Cuando se ha conseguido dar unidad a la propia jornada, ésta adquiere orden y disciplina. Es en la oración de la mañana donde hay que buscar y encontrar esta unidad, y así se pode mantener en el trabajo. La oración de la mañana decide la jornada. El tiempo perdido, las tentaciones a las que sucumbimos, la pereza y falta de coraje en el trabajo, el desorden y la indisciplina de nuestra pensamientos y de nuestras relaciones con los otros, muchas veces tienen su origen en el hecho de haber sido negligencias en la oración de la mañana[1].

Pues, siendo realistas, sabemos perfectamente que si no se ora al salir el sol, la urgencia de las acciones que nos reclaman durante la jornada nos llevan a correr el riesgo de impedirnos disponer de cualquier otra posibilidad de orar. Además, durante la jornada estamos sometidos a la humanísima exigencia de descansar, de disfrutar del bálsamo del silencio y de la soledad.

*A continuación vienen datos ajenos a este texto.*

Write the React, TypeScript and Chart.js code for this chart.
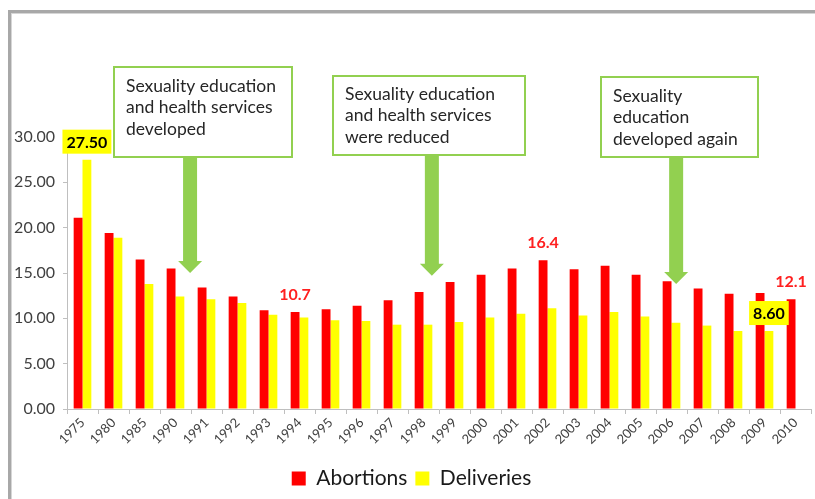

Solo armonizando con inteligencia la oración, el estudio y el descanso se puede vivir en armonía y consecuentemente se disfrutará de una comunidad armoniosa. Que cada uno, por tanto, tenga el coraje de darse una regla de vida no formalista, no legalista, sino, sabia y realista, una regla que, discerniendo los tiempo, nos ayude a vivir de una manera armoniosa las exigencias de la formación, exigencias humanas y exigencias sabáticas[2].





[1] D. Bonhoeffer, Pregare i salmi con Cristo, Querinina, Brescia 1969, 114.
[2] Si te has dado cuenta, el texto es tomado de A los presbíteros de Enzo Bianchi, Sígueme, 2005, 15-19, adaptado a la realidad de seminaristas.